Rain Newton-Smith, CBI Director of Economics, said:

“Buoyant household demand continues to bolster the UK’s consumer services sector. However, business and professional services are striking a more cautious tone, with growth in volumes petering out over the last six months.

“The outlook for the next three months paints a more encouraging picture with activity expected to pick up in both sectors. 

“Employment growth remains strong and services firms have signalled they will continue to keep investing in new technology and skills.”

Key findings:

Consumer Services

  • 43% of firms reported a rise in business volumes, compared with 21% saying they were down in the last three months, giving a rounded balance of +21%. Growth in business values remained strong (balance of +24%).
  • 27% of companies said they were more optimistic regarding the business situation, compared with 12% saying they were less optimistic, giving a balance of +15% - the lowest since November 2012 (+6%).
  • 34% of firms said the overall profitability of business was up on the previous quarter, and 21% said it was down, giving a softened, but above average balance of +13% (+16% in November). In the coming three months, profits are expected to be flat (balance of +2%).
  • Average selling prices had a balance of +20% compared with +5% in November.
  • 29% of businesses said numbers employed were up on three months ago, and 6% said they were down, giving a balance of +23% (compared with +41% in November). A balance of +33% expect numbers employed to go up in the next quarter. 
  • Growth in total costs per person employed is expected to reach the highest since November 2006 (when it was +59%) in the next quarter (balance of +56%).
  • Investment intentions in the year ahead are strong, with a balance of +33% of firms intending to increase investment in land and buildings, and +46% in information technology. Investment intentions for vehicles, plant and machinery eased very slightly to a balance of +9% (down from +11% in November 2015).
  • 64% of firms gave increasing efficiency/speed/need to exploit new technology as an expected driver of capital expenditure over the next 12 months.

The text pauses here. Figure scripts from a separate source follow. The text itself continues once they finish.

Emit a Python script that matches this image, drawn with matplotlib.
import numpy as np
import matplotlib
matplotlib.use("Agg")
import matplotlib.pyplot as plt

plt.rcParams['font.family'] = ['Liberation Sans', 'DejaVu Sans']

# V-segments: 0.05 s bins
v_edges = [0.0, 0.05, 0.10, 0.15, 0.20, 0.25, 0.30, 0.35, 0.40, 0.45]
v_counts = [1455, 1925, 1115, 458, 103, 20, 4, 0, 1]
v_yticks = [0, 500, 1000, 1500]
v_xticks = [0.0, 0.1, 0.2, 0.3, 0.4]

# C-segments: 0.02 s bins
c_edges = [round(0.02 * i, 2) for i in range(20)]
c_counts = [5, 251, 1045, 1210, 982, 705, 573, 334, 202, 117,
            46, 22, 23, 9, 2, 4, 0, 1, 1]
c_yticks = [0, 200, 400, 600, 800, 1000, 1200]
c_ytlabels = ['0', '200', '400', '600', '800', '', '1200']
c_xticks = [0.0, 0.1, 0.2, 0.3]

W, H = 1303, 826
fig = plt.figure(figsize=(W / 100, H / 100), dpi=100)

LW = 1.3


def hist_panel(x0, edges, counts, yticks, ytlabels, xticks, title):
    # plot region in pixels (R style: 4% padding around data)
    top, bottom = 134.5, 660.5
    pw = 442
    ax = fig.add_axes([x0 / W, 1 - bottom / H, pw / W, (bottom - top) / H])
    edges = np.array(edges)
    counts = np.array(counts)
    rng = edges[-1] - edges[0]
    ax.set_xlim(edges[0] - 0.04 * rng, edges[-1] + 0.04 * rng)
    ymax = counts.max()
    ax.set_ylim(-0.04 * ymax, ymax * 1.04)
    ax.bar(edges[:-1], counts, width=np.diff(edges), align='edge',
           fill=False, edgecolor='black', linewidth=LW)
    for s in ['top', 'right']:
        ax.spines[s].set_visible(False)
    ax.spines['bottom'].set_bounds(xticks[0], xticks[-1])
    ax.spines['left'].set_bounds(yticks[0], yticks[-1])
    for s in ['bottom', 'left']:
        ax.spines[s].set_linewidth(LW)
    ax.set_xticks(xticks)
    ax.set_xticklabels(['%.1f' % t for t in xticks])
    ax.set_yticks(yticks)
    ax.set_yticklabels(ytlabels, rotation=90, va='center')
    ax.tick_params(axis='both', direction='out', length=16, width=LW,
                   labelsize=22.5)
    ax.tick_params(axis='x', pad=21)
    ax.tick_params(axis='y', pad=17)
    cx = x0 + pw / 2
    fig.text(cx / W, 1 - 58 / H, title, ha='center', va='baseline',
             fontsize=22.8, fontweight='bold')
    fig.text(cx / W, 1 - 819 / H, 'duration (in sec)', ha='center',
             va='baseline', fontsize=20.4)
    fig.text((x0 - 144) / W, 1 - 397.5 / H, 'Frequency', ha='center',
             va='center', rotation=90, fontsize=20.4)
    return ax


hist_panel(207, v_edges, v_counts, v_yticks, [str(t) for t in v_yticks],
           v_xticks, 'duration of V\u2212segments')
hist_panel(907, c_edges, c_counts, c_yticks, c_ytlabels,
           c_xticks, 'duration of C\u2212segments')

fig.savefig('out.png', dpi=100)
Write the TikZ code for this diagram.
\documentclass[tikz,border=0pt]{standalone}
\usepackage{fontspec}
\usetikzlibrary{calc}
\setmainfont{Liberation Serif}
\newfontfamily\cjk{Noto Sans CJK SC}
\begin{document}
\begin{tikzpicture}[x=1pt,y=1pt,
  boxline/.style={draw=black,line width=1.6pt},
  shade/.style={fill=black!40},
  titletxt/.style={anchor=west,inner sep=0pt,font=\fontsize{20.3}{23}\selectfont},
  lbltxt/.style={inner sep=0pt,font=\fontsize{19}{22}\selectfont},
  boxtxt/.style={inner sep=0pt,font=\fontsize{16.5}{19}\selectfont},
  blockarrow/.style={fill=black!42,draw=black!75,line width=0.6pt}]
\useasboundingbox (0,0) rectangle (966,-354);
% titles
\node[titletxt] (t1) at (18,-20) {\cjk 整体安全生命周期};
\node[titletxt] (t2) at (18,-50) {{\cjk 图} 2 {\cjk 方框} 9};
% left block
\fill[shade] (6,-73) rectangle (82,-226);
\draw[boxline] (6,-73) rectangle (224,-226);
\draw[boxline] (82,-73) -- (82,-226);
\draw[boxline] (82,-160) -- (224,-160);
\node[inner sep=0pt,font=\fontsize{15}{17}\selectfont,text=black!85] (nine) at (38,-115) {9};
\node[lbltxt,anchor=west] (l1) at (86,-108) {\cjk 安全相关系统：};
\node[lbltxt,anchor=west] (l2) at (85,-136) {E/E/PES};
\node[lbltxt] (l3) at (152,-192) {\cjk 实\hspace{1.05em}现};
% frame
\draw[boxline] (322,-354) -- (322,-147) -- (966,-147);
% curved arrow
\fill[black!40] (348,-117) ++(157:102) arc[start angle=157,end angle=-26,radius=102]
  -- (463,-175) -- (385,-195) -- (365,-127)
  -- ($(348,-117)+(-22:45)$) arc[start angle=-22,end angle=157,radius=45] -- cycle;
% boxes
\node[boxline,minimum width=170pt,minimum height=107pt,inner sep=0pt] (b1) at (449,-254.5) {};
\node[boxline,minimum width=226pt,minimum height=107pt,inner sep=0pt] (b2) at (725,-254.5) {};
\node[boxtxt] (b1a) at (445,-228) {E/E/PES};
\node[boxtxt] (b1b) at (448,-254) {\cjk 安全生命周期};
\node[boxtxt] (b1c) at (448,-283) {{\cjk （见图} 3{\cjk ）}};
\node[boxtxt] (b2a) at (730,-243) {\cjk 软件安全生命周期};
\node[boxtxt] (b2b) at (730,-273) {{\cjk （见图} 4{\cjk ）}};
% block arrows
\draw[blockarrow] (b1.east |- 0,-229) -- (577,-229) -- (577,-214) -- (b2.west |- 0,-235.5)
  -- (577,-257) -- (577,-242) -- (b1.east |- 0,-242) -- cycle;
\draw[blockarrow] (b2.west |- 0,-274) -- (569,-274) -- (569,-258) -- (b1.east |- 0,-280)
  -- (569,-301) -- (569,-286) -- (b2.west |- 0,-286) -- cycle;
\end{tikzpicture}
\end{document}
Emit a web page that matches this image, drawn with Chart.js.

Business and Professional Services

  • Growth in the volume of business slumped to flat (a balance of +1%), with 25% of firms reporting they were up compared with the previous quarter, and 24% saying they were down.  Better growth is expected next quarter (balance of +18%).
  • Optimism about the business situation was fairly steady (a rounded balance of -2%, compared with +15% in November), as 23% of firms said they were more optimistic than three months ago, whilst 24% said they were less optimistic – this was the lowest since May 2012 (-11%)
  • 19% of businesses said overall profitability was up on three months ago, and 39% said they were down, giving the lowest rounded balance since November 2012 (-21%).
  • Average selling prices had a balance of -13% compared with +1% in November.
  • 28% of businesses said numbers employed were up on three months ago, and 8% said they were down, giving a balance of +20% (+23% in November). Employment growth is expected to be similar next quarter (balance of +21%).
  • 56% of firms gave increasing efficiency/speed/need to exploit new technology as driver for capital expenditure over the next 12 months. 63% of respondents cited replacement as the greatest driver of capital expenditure in the next year. 

 

Notes to Editors:

The Service Sector Survey was conducted between 27 January and 15 February 2016. 108 Business & Professional Services firms and 61 Consumer Services Firms replied.